SUPPLIED MATERIAL >>

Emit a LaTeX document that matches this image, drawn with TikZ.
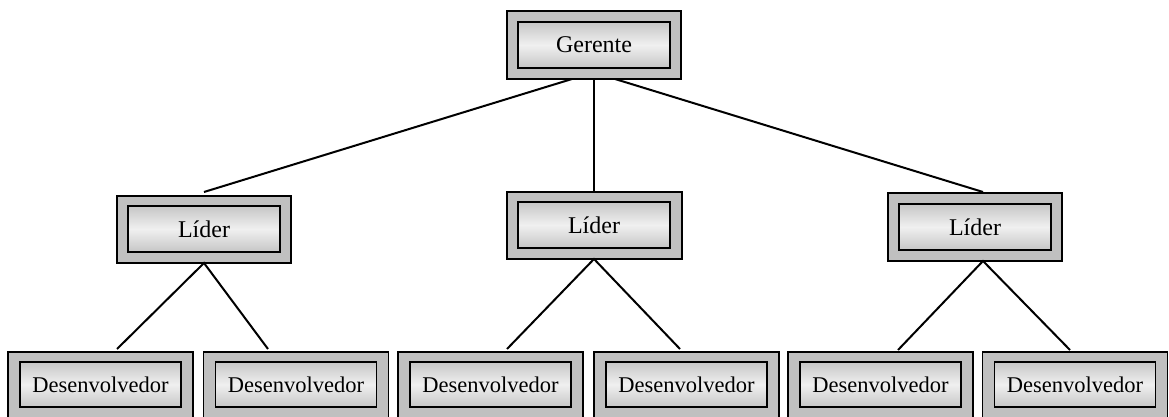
\documentclass[tikz,border=0pt]{standalone}
\usepackage{fontspec}
\setmainfont{Liberation Serif}
\definecolor{outerfill}{RGB}{192,192,192}
\definecolor{inneredge}{RGB}{198,198,198}
\definecolor{innermid}{RGB}{240,240,240}
\begin{document}
\begin{tikzpicture}[x=1pt,y=-1pt,
  outerbox/.style={draw=black,line width=1.8pt,fill=outerfill,inner sep=0pt},
  innerbox/.style={draw=black,line width=1.7pt,top color=inneredge,bottom color=inneredge,middle color=innermid,inner sep=0pt,font=\fontsize{24}{28}\selectfont},
  devbox/.style={innerbox,font=\fontsize{22.5}{26}\selectfont},
  conn/.style={line width=2pt}]
\useasboundingbox (0,0) rectangle (1169,417);
% Gerente
\node[outerbox,minimum width=174pt,minimum height=68pt] (go) at (594,45) {};
\node[innerbox,minimum width=152pt,minimum height=46pt] (g) at (594,45) {Gerente};
% Lideres
\node[outerbox,minimum width=174pt,minimum height=67pt] (l1o) at (204,229.5) {};
\node[innerbox,minimum width=152pt,minimum height=46pt] (l1) at (204,229) {Líder};
\node[outerbox,minimum width=175pt,minimum height=67pt] (l2o) at (594.5,225.5) {};
\node[innerbox,minimum width=152pt,minimum height=46pt] (l2) at (594,225) {Líder};
\node[outerbox,minimum width=174pt,minimum height=68pt] (l3o) at (975,227) {};
\node[innerbox,minimum width=152pt,minimum height=46pt] (l3) at (975,227) {Líder};
% Desenvolvedores
\foreach \n/\cx in {1/100.5,2/296,3/490.5,4/686.5,5/880.5,6/1075}{
  \node[outerbox,minimum width=185pt,minimum height=68pt] (d\n o) at (\cx,386) {};
  \node[devbox,minimum width=161pt,minimum height=45pt] (d\n) at (\cx,384.5) {Desenvolvedor};
}
% connector end points
\coordinate (ga) at (572,79);
\coordinate (gb) at (594,79);
\coordinate (gc) at (615,79);
\coordinate (l1t) at (204,192);
\coordinate (l2t) at (594,192);
\coordinate (l3t) at (983,192);
\coordinate (l1b) at (204,263);
\coordinate (l2b) at (594,259);
\coordinate (l3b) at (983,261);
\coordinate (d1t) at (117,349);
\coordinate (d2t) at (268,349);
\coordinate (d3t) at (507,349);
\coordinate (d4t) at (680,349);
\coordinate (d5t) at (898,350);
\coordinate (d6t) at (1070,350);
\draw[conn] (ga) -- (l1t);
\draw[conn] (gb) -- (l2t);
\draw[conn] (gc) -- (l3t);
\draw[conn] (d1t) -- (l1b) -- (d2t);
\draw[conn] (d3t) -- (l2b) -- (d4t);
\draw[conn] (d5t) -- (l3b) -- (d6t);
\end{tikzpicture}
\end{document}
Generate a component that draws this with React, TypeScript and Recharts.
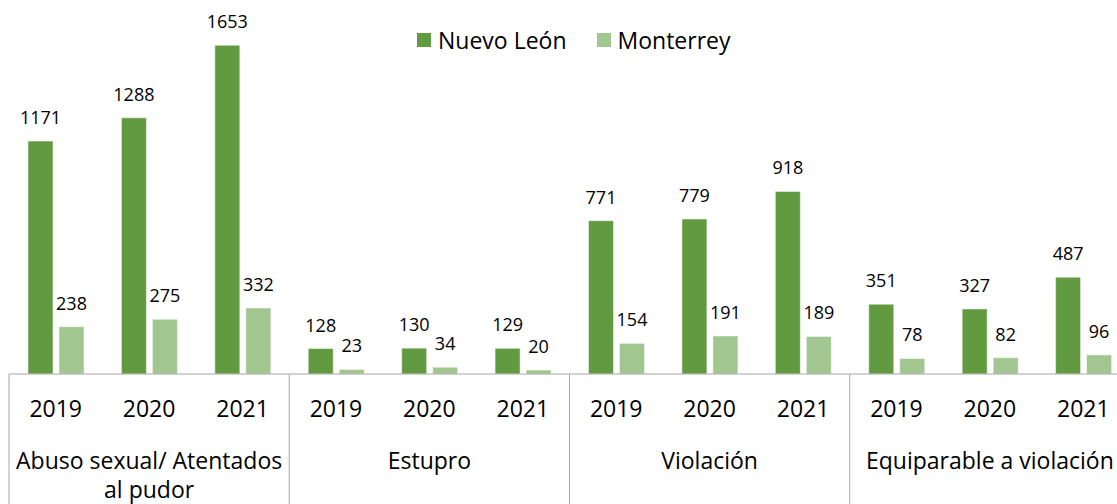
import { BarChart, Bar, XAxis, YAxis, LabelList } from "recharts";

const years = ["2019", "2020", "2021", "2019", "2020", "2021", "2019", "2020", "2021", "2019", "2020", "2021"];
const groups = [["Abuso sexual/ Atentados", "al pudor"], ["Estupro"], ["Violación"], ["Equiparable a violación"]];
const nuevoLeon = [1171, 1288, 1653, 128, 130, 129, 771, 779, 918, 351, 327, 487];
const monterrey = [238, 275, 332, 23, 34, 20, 154, 191, 189, 78, 82, 96];
const seriesNames = ["Nuevo León", "Monterrey"];

const data = years.map((year, i) => ({ year, nl: nuevoLeon[i], mty: monterrey[i] }));

const DARK = "#629a41";
const LIGHT = "#a1c68f";
const FONT = "'Open Sans', sans-serif";

const W = 1130;
const H = 504;
const LEFT = 9;
const TOP = 16;
const BASE = 374;
const CAT = (W - LEFT) / years.length;

function YearTick(props: any) {
  const { x, payload } = props;
  const i = payload.index;
  const left = x - CAT / 2;
  const g = Math.floor(i / 3);
  return (
    <g>
      {i % 3 === 0 && <line x1={left} y1={BASE} x2={left} y2={H} stroke="#a6a6a6" strokeWidth={1} />}
      <text x={x} y={417} textAnchor="middle" fontSize={23} fill="#000" fontFamily={FONT}>
        {payload.value}
      </text>
      {i % 3 === 1 &&
        groups[g].map((line, k) => (
          <text key={k} x={x} y={469 + k * 29} textAnchor="middle" fontSize={23} fill="#000" fontFamily={FONT}>
            {line}
          </text>
        ))}
    </g>
  );
}

function LegendBox() {
  const colors = [DARK, LIGHT];
  return (
    <div
      style={{
        position: "absolute",
        left: 417,
        top: 24,
        display: "flex",
        alignItems: "center",
        fontFamily: FONT,
        fontSize: 23,
        color: "#000",
      }}
    >
      {seriesNames.map((name, i) => (
        <div key={name} style={{ display: "flex", alignItems: "center", marginRight: 30 }}>
          <span style={{ width: 14, height: 14, background: colors[i], display: "inline-block", marginRight: 7 }} />
          <span>{name}</span>
        </div>
      ))}
    </div>
  );
}

export default function App() {
  return (
    <div style={{ position: "absolute", left: 0, top: 0, width: 1117, height: 504, overflow: "hidden", background: "#fff" }}>
      <BarChart
        width={W}
        height={H}
        data={data}
        margin={{ top: TOP, right: 0, left: LEFT, bottom: 0 }}
        barGap={6}
        barSize={25}
      >
        <XAxis
          dataKey="year"
          height={H - BASE}
          axisLine={{ stroke: "#a6a6a6" }}
          tickLine={false}
          tick={<YearTick />}
          interval={0}
        />
        <YAxis hide domain={[0, 1800]} />
        <Bar dataKey="nl" name={seriesNames[0]} fill={DARK} stroke="#ffffff" strokeWidth={0.5} isAnimationActive={false}>
          <LabelList dataKey="nl" position="top" offset={17} fontSize={18} fill="#000" fontFamily={FONT} />
        </Bar>
        <Bar dataKey="mty" name={seriesNames[1]} fill={LIGHT} stroke="#ffffff" strokeWidth={0.5} isAnimationActive={false}>
          <LabelList dataKey="mty" position="top" offset={17} fontSize={18} fill="#000" fontFamily={FONT} />
        </Bar>
      </BarChart>
      <LegendBox />
    </div>
  );
}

DIRECTIVE >> Skip the pictures, then retype every line above exactly.

THE COMPLETED TASK >>
Emit a LaTeX document that matches this image, drawn with TikZ.
\documentclass[tikz,border=0pt]{standalone}
\usepackage{fontspec}
\setmainfont{Liberation Serif}
\definecolor{outerfill}{RGB}{192,192,192}
\definecolor{inneredge}{RGB}{198,198,198}
\definecolor{innermid}{RGB}{240,240,240}
\begin{document}
\begin{tikzpicture}[x=1pt,y=-1pt,
  outerbox/.style={draw=black,line width=1.8pt,fill=outerfill,inner sep=0pt},
  innerbox/.style={draw=black,line width=1.7pt,top color=inneredge,bottom color=inneredge,middle color=innermid,inner sep=0pt,font=\fontsize{24}{28}\selectfont},
  devbox/.style={innerbox,font=\fontsize{22.5}{26}\selectfont},
  conn/.style={line width=2pt}]
\useasboundingbox (0,0) rectangle (1169,417);
% Gerente
\node[outerbox,minimum width=174pt,minimum height=68pt] (go) at (594,45) {};
\node[innerbox,minimum width=152pt,minimum height=46pt] (g) at (594,45) {Gerente};
% Lideres
\node[outerbox,minimum width=174pt,minimum height=67pt] (l1o) at (204,229.5) {};
\node[innerbox,minimum width=152pt,minimum height=46pt] (l1) at (204,229) {Líder};
\node[outerbox,minimum width=175pt,minimum height=67pt] (l2o) at (594.5,225.5) {};
\node[innerbox,minimum width=152pt,minimum height=46pt] (l2) at (594,225) {Líder};
\node[outerbox,minimum width=174pt,minimum height=68pt] (l3o) at (975,227) {};
\node[innerbox,minimum width=152pt,minimum height=46pt] (l3) at (975,227) {Líder};
% Desenvolvedores
\foreach \n/\cx in {1/100.5,2/296,3/490.5,4/686.5,5/880.5,6/1075}{
  \node[outerbox,minimum width=185pt,minimum height=68pt] (d\n o) at (\cx,386) {};
  \node[devbox,minimum width=161pt,minimum height=45pt] (d\n) at (\cx,384.5) {Desenvolvedor};
}
% connector end points
\coordinate (ga) at (572,79);
\coordinate (gb) at (594,79);
\coordinate (gc) at (615,79);
\coordinate (l1t) at (204,192);
\coordinate (l2t) at (594,192);
\coordinate (l3t) at (983,192);
\coordinate (l1b) at (204,263);
\coordinate (l2b) at (594,259);
\coordinate (l3b) at (983,261);
\coordinate (d1t) at (117,349);
\coordinate (d2t) at (268,349);
\coordinate (d3t) at (507,349);
\coordinate (d4t) at (680,349);
\coordinate (d5t) at (898,350);
\coordinate (d6t) at (1070,350);
\draw[conn] (ga) -- (l1t);
\draw[conn] (gb) -- (l2t);
\draw[conn] (gc) -- (l3t);
\draw[conn] (d1t) -- (l1b) -- (d2t);
\draw[conn] (d3t) -- (l2b) -- (d4t);
\draw[conn] (d5t) -- (l3b) -- (d6t);
\end{tikzpicture}
\end{document}
Generate a component that draws this with React, TypeScript and Recharts.
import { BarChart, Bar, XAxis, YAxis, LabelList } from "recharts";

const years = ["2019", "2020", "2021", "2019", "2020", "2021", "2019", "2020", "2021", "2019", "2020", "2021"];
const groups = [["Abuso sexual/ Atentados", "al pudor"], ["Estupro"], ["Violación"], ["Equiparable a violación"]];
const nuevoLeon = [1171, 1288, 1653, 128, 130, 129, 771, 779, 918, 351, 327, 487];
const monterrey = [238, 275, 332, 23, 34, 20, 154, 191, 189, 78, 82, 96];
const seriesNames = ["Nuevo León", "Monterrey"];

const data = years.map((year, i) => ({ year, nl: nuevoLeon[i], mty: monterrey[i] }));

const DARK = "#629a41";
const LIGHT = "#a1c68f";
const FONT = "'Open Sans', sans-serif";

const W = 1130;
const H = 504;
const LEFT = 9;
const TOP = 16;
const BASE = 374;
const CAT = (W - LEFT) / years.length;

function YearTick(props: any) {
  const { x, payload } = props;
  const i = payload.index;
  const left = x - CAT / 2;
  const g = Math.floor(i / 3);
  return (
    <g>
      {i % 3 === 0 && <line x1={left} y1={BASE} x2={left} y2={H} stroke="#a6a6a6" strokeWidth={1} />}
      <text x={x} y={417} textAnchor="middle" fontSize={23} fill="#000" fontFamily={FONT}>
        {payload.value}
      </text>
      {i % 3 === 1 &&
        groups[g].map((line, k) => (
          <text key={k} x={x} y={469 + k * 29} textAnchor="middle" fontSize={23} fill="#000" fontFamily={FONT}>
            {line}
          </text>
        ))}
    </g>
  );
}

function LegendBox() {
  const colors = [DARK, LIGHT];
  return (
    <div
      style={{
        position: "absolute",
        left: 417,
        top: 24,
        display: "flex",
        alignItems: "center",
        fontFamily: FONT,
        fontSize: 23,
        color: "#000",
      }}
    >
      {seriesNames.map((name, i) => (
        <div key={name} style={{ display: "flex", alignItems: "center", marginRight: 30 }}>
          <span style={{ width: 14, height: 14, background: colors[i], display: "inline-block", marginRight: 7 }} />
          <span>{name}</span>
        </div>
      ))}
    </div>
  );
}

export default function App() {
  return (
    <div style={{ position: "absolute", left: 0, top: 0, width: 1117, height: 504, overflow: "hidden", background: "#fff" }}>
      <BarChart
        width={W}
        height={H}
        data={data}
        margin={{ top: TOP, right: 0, left: LEFT, bottom: 0 }}
        barGap={6}
        barSize={25}
      >
        <XAxis
          dataKey="year"
          height={H - BASE}
          axisLine={{ stroke: "#a6a6a6" }}
          tickLine={false}
          tick={<YearTick />}
          interval={0}
        />
        <YAxis hide domain={[0, 1800]} />
        <Bar dataKey="nl" name={seriesNames[0]} fill={DARK} stroke="#ffffff" strokeWidth={0.5} isAnimationActive={false}>
          <LabelList dataKey="nl" position="top" offset={17} fontSize={18} fill="#000" fontFamily={FONT} />
        </Bar>
        <Bar dataKey="mty" name={seriesNames[1]} fill={LIGHT} stroke="#ffffff" strokeWidth={0.5} isAnimationActive={false}>
          <LabelList dataKey="mty" position="top" offset={17} fontSize={18} fill="#000" fontFamily={FONT} />
        </Bar>
      </BarChart>
      <LegendBox />
    </div>
  );
}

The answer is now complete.